Bahkan, tidak tertutup kemungkinan, fenomena pengembalian dua penyidik polisi, menjalar pada kepercayaan publik pada kemampuan KPK menangani kasus korupsi kelas 'kakap'.
"Jangan sampai seperti hal ini, dugaan-dugaan bahwa kasus-kasus tertentu, KPK begitu aktif dan agresif. Tapi dalam kasus-kasus lain yang menyentuh kekuasaan melempem. Bahkan malah terjadi skandal," keluhnya.
Hanya dia tidak mendukung jika persoalan pengembalian dua penyidik, membuat KPK bisa mencari penyidik secara independen. Karena masih banyak penyidik kepolisian yang ditugaskan KPK, memiliki kinerja ciamik.

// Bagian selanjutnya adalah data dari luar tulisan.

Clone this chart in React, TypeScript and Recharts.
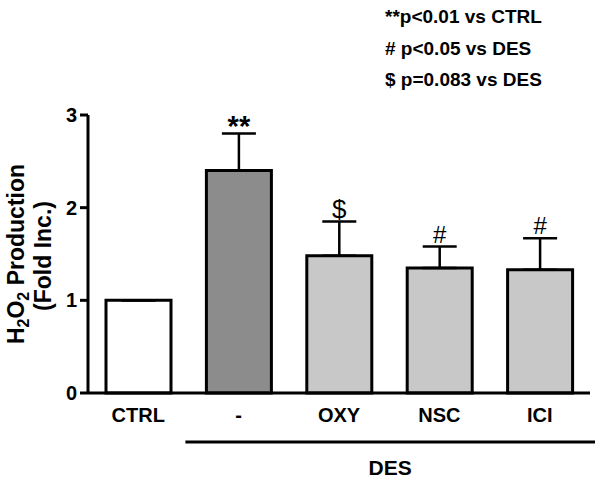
import React from 'react';
import { BarChart, Bar, XAxis, YAxis, ErrorBar, Cell, LabelList } from 'recharts';

const categories = ['CTRL', '-', 'OXY', 'NSC', 'ICI'];
const meanValues = [1.0, 2.4, 1.48, 1.35, 1.33];
const semValues = [0, 0.4, 0.37, 0.23, 0.34];
const sigMarks = ['', '**', '$', '#', '#'];
const yTicks = [0, 1, 2, 3];
const groupLabel = 'DES';
const groupFirst = '-';
const notes = ['**p<0.01 vs CTRL', '# p<0.05 vs DES', '$ p=0.083 vs DES'];

const barFills = ['#ffffff', '#8c8c8c', '#c8c8c8', '#c8c8c8', '#c8c8c8'];
const FONT = '"Liberation Sans", Arial, sans-serif';

const data = categories.map((c, i) => ({
  name: c,
  value: meanValues[i],
  err: [0, semValues[i]],
  sig: sigMarks[i],
}));

const SigLabel = (props: any) => {
  const vb = props.viewBox || props;
  const mark = props.value;
  if (!mark) return null;
  let idx = props.index;
  if (idx === undefined || idx === null) idx = sigMarks.indexOf(mark);
  const x = Number(vb.x);
  const y = Number(vb.y);
  const w = Number(vb.width);
  const h = Math.abs(Number(vb.height));
  const v = meanValues[idx];
  const e = semValues[idx];
  const capY = y - (e * h) / v;
  const isStar = mark === '**';
  const size = isStar ? 29 : mark === '$' ? 26 : 24;
  const base = isStar ? capY + 2 : capY - 4;
  return (
    <text
      x={x + w / 2}
      y={base}
      textAnchor="middle"
      fontFamily={FONT}
      fontSize={size}
      fontWeight={isStar ? 'bold' : 'normal'}
      fill="#000"
    >
      {mark}
    </text>
  );
};

const GroupLabel = (props: any) => {
  const vb = props.viewBox;
  if (!vb) return null;
  const band = vb.width / categories.length;
  const start = vb.x + band * categories.indexOf(groupFirst);
  const x1 = start - 3;
  const x2 = vb.x + vb.width + 5;
  const ly = vb.y + 49;
  return (
    <g>
      <line x1={x1} x2={x2} y1={ly} y2={ly} stroke="#000" strokeWidth={3} />
      <text x={(x1 + x2) / 2} y={ly + 33} textAnchor="middle" fontFamily={FONT} fontSize={21} fontWeight="bold" fill="#000">
        {groupLabel}
      </text>
    </g>
  );
};

const YLabel = (props: any) => {
  const vb = props.viewBox;
  if (!vb) return null;
  const cy = vb.y + vb.height / 2;
  const x1 = 24;
  const x2 = 51;
  return (
    <g fontFamily={FONT} fontWeight="bold" fill="#000">
      <text x={x1} y={cy} transform={`rotate(-90 ${x1} ${cy})`} textAnchor="middle" fontSize={23}>
        H<tspan fontSize={16} dy={5}>2</tspan>
        <tspan dy={-5}>O</tspan>
        <tspan fontSize={16} dy={5}>2</tspan>
        <tspan dy={-5}> Production</tspan>
      </text>
      <text x={x2} y={cy + 2} transform={`rotate(-90 ${x2} ${cy + 2})`} textAnchor="middle" fontSize={23}>
        (Fold Inc.)
      </text>
    </g>
  );
};

export default function App() {
  return (
    <div style={{ position: 'absolute', left: 0, top: 0, width: 600, height: 481, background: '#fff' }}>
      <BarChart
        width={600}
        height={481}
        data={data}
        margin={{ top: 115, right: 10, bottom: 58, left: 28 }}
        barSize={65}
      >
        <XAxis
          dataKey="name"
          height={30}
          axisLine={{ stroke: '#000', strokeWidth: 3 }}
          tickLine={false}
          tickSize={0}
          tickMargin={15}
          tick={{ fontFamily: FONT, fontSize: 20, fontWeight: 'bold', fill: '#000' }}
          label={<GroupLabel />}
          interval={0}
        />
        <YAxis
          width={60}
          domain={[0, 3]}
          ticks={yTicks}
          axisLine={{ stroke: '#000', strokeWidth: 3 }}
          tickLine={{ stroke: '#000', strokeWidth: 3 }}
          tickSize={8}
          tickMargin={3}
          tick={{ fontFamily: FONT, fontSize: 20, fontWeight: 'bold', fill: '#000' }}
          label={<YLabel />}
        />
        <Bar dataKey="value" stroke="#000" strokeWidth={3} isAnimationActive={false}>
          {data.map((d, i) => (
            <Cell key={d.name} fill={barFills[i]} />
          ))}
          <ErrorBar dataKey="err" direction="y" width={17} stroke="#000" strokeWidth={2.5} isAnimationActive={false} />
          <LabelList dataKey="sig" content={<SigLabel />} />
        </Bar>
      </BarChart>
      <svg width={600} height={481} style={{ position: 'absolute', left: 0, top: 0, pointerEvents: 'none' }}>
        {notes.map((n, i) => (
          <text key={n} x={385} y={23 + i * 31.5} fontFamily={FONT} fontSize={19} fontWeight="bold" fill="#000">
            {n}
          </text>
        ))}
      </svg>
    </div>
  );
}
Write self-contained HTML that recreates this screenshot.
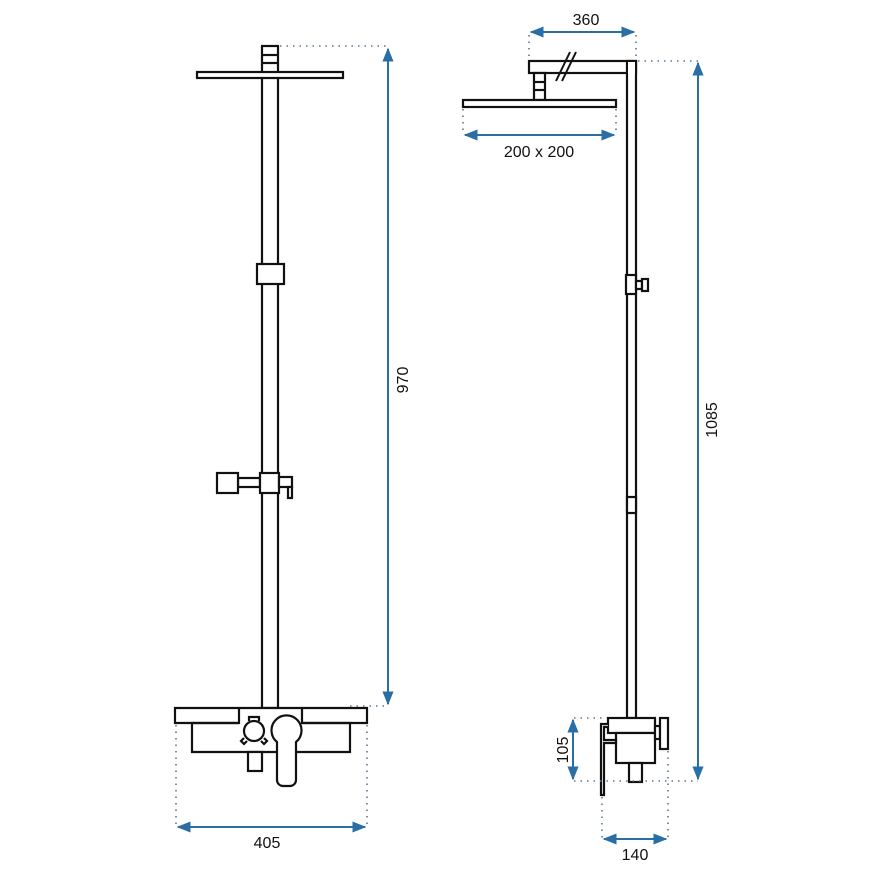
<!DOCTYPE html>
<html><head><meta charset="utf-8"><style>html,body{margin:0;padding:0;background:#fff}svg{display:block}</style></head>
<body>
<svg width="870" height="870" viewBox="0 0 870 870" xmlns="http://www.w3.org/2000/svg" font-family="Liberation Sans, sans-serif">
<defs>
<marker id="a" viewBox="0 0 10 10" refX="9" refY="5" markerWidth="7" markerHeight="7" orient="auto-start-reverse"><path d="M0,1 L10,5 L0,9 Z" fill="#2a6ea6"/></marker>
</defs>
<g fill="#fff" stroke="#111" stroke-width="2.2">
<!-- LEFT VIEW -->
<rect x="262" y="46" width="16" height="662"/>
<line x1="262" y1="55" x2="278" y2="55"/><line x1="262" y1="63" x2="278" y2="63"/>
<rect x="197" y="72" width="146" height="6"/>
<rect x="257" y="264" width="27" height="20"/>
<rect x="238" y="478" width="22" height="9"/>
<rect x="217" y="473" width="21" height="20"/>
<rect x="260" y="473" width="19" height="20"/>
<rect x="279" y="477" width="13" height="10"/>
<rect x="288" y="487" width="4" height="11"/>
<rect x="175" y="708" width="192" height="15" stroke="none"/>
<rect x="192" y="723" width="158" height="29" stroke="none"/>
<path d="M239,723 H192 V752 H350 V723 H302" fill="none"/>
<path d="M239,708 H175 V723 H239 Z M302,708 H367 V723 H302 Z M239,708 H302" fill="none"/>
<rect x="248" y="752" width="14" height="19"/>
<circle cx="254" cy="731" r="10"/>
<path d="M249,721 v-4 h10 v4 M244,738 l-3,3 l3,3 l3,-3 M264,738 l3,3 l-3,3 l-3,-3" fill="none"/>
<path d="M277,742 A15,15 0 1 1 296,742 V780 A6,6 0 0 1 290,786 H283 A6,6 0 0 1 277,780 Z"/>
<!-- RIGHT VIEW -->
<rect x="529" y="61" width="107" height="12"/>
<rect x="627" y="61" width="9" height="657"/>
<rect x="628" y="62" width="7" height="12" stroke="none"/>
<rect x="534" y="73" width="11" height="27"/>
<line x1="534" y1="82" x2="545" y2="82"/><line x1="534" y1="90" x2="545" y2="90"/>
<rect x="463" y="100" width="153" height="7"/>
<rect x="626" y="275" width="10" height="19"/>
<rect x="636" y="281" width="6" height="8"/><rect x="642" y="279" width="6" height="12"/>
<rect x="627" y="497" width="9" height="16"/>
<rect x="608" y="718" width="47" height="15"/>
<rect x="616" y="733" width="39" height="30"/>
<rect x="655" y="726" width="5" height="13"/>
<rect x="660" y="718" width="8" height="31"/>
<rect x="629" y="763" width="13" height="19"/>
<path d="M608,724 H601 V795 H604 V743 H616 V740 H604 V727 H608"/>
</g>
<line x1="556" y1="81" x2="570" y2="52" stroke="#111" stroke-width="2"/>
<line x1="562" y1="81" x2="576" y2="52" stroke="#111" stroke-width="2"/>
<g stroke="#5a7890" stroke-width="1.6" stroke-dasharray="1.5 5" fill="none">
<path d="M280,46 H388 M350,706 H388 M176,725 V825 M367,725 V825"/>
<path d="M529,35 V60 M636,35 V60 M463,109 V133 M616,109 V133 M638,61 H698"/>
<path d="M574,718 H606 M574,781 H698 M602,797 V838 M668,751 V838"/>
</g>
<g stroke="#2a6ea6" stroke-width="2" fill="none">
<line x1="388" y1="49" x2="388" y2="704" marker-start="url(#a)" marker-end="url(#a)"/>
<line x1="178" y1="827" x2="365" y2="827" marker-start="url(#a)" marker-end="url(#a)"/>
<line x1="531" y1="32" x2="634" y2="32" marker-start="url(#a)" marker-end="url(#a)"/>
<line x1="465" y1="135" x2="614" y2="135" marker-start="url(#a)" marker-end="url(#a)"/>
<line x1="698" y1="63" x2="698" y2="779" marker-start="url(#a)" marker-end="url(#a)"/>
<line x1="573" y1="720" x2="573" y2="779" marker-start="url(#a)" marker-end="url(#a)"/>
<line x1="604" y1="839" x2="666" y2="839" marker-start="url(#a)" marker-end="url(#a)"/>
</g>
<g fill="#111" font-size="16" text-anchor="middle">
<text x="267" y="848">405</text>
<text x="586" y="25">360</text>
<text x="539" y="157">200 x 200</text>
<text x="635" y="860">140</text>
<text transform="translate(408,380) rotate(-90)">970</text>
<text transform="translate(717,420) rotate(-90)">1085</text>
<text transform="translate(568,750) rotate(-90)">105</text>
</g>
</svg>
</body></html>
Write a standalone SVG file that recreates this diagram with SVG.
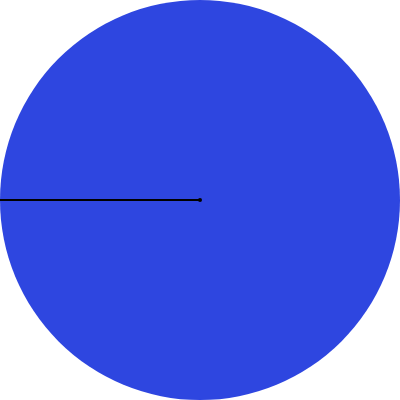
<svg xmlns="http://www.w3.org/2000/svg" width="400" height="400" viewBox="0 0 400 400">
<rect width="400" height="400" fill="#ffffff"/>
<circle cx="200" cy="200" r="200" fill="#2e46e0"/>
<g id="connectors">
<line x1="0" y1="200" x2="200" y2="200" stroke="#000000" stroke-width="2"/>
<circle cx="200" cy="200" r="2" fill="#000000"/>
</g>
</svg>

"Sebenarnya kan dari Polri saya kira banyak orang-orang yang bagus dan baik dan seharusnya memang mereka yang mempunyai keahlian," ungkapnya.
Sementara itu, Wakil Ketua DPR, Taufik Kurniawan menyebut, kembalinya dua penyidik ke institusi induk hanyalah oknum. Jangan sampai, lanjut dia, penyidik polisi lain yang bertugas di KPK, mendapat cap negatif.
"Jadi kalau ada itu, kita biasanya, lebih pada posisi itu, kami mengatakan sebagai oknum. Oknum kan bisa di mana saja bisa. Bisa di aparat, bisa juga di pengadilan. Okum ya," pungkasnya.